Epstein fils recorded not only the store's slow decline, but also the ongoing emergency that is housing in an economically broken town. Long a center for papermaking, Holyoke experienced a severe industrial downturn starting in the 1970s, along with a major influx of low wage Hispanic labor. In the book's most gripping vignette, Epstein's 82-year-old father administers a grueling (for everyone) real estate triage when tenants illegally reoccupy a building temporarily condemned after yet another fire. Without heat or gas on a bitter winter night, the rogue residents nonetheless resist distant relocation. "A small caravan of tenants--televisions and bedding slung across their shoulders trudges across snow-covered Main Street to Dad's neighboring building," Epstein writes. In this nearby property, other illegal tenants are displaced to accommodate the refugees. Fury and despair abound. It is after 10 at night before all are settled, and father and son retire to Friendly's for dinner--the only place in town still open.

But the respite is brief. The next night, the Epsteins get a call about an injury suffered by Mitch's youngest brother, who is mentally impaired and a resident in a state facility in Worcester. They drive over the following morning, Sunday, after Bill has already spent some time at work. When they return to Holyoke, he goes back to his office. Willy Loman, by comparison, was a slouch.

Some of the visual material in the book is archival. There are family photographs of the Epstein clan's early days in western Massachusetts; a newspaper clipping from 1930 heralding founder Israel Epstein's plans for lakeside cottages; handwritten notes from a 1963 sales conference, emphasizing enthusiasm and courtesy; a worn advertising brochure that seems to be from roughly the same time, the illustrated goods bathed in a lurid golden light that suggests prosperity and domestic warmth.

Epstein's own photographs, though, tell most of the story, and they are eloquent. The book's first section, "Store," begins with a full-frontal image of a big, empty, deep-rod velvet sofa, close behind which is the upside-down reflection of a sign hand-lettered in fuchsia paint, the visible fragment of which reads "forever." A broken-hearted Valentine of a photograph, it is, formally, both open and suffocatingly shallow. Yet like most of the work in Family Business, it is also an emotional canyon, lined with family history all the way down.
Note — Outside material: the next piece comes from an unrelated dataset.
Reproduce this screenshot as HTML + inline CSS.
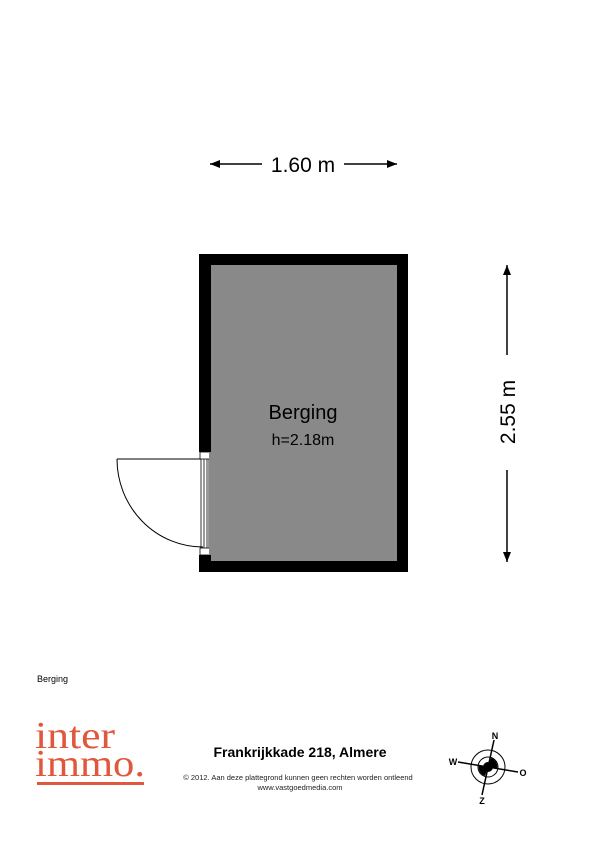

Color is key to psychological dynamics throughout Epstein's photographs, as in an image that looks down, past yellowed walls, to a basement showroom, where ranks of reclining armchairs sit on worn carpet, all in shades of undersea blue--a lost Atlantis of unused furniture. Often the palette is generic mid-century, running to fleshy pink and swimming pool aqua. When these dominate, especially where the compositions are most minimal--two spent fluorescent tubes leaning in a corner of an empty room, a battered leather suitcase on a bare mattress--Epstein comes closest to bathos. But much of the work has a rueful humor. One image reveals that pseudo-Rococo painting is available by the yard; another catches a shopper, hefty and happy, checking out the Matissean merits of a big, soft armchair.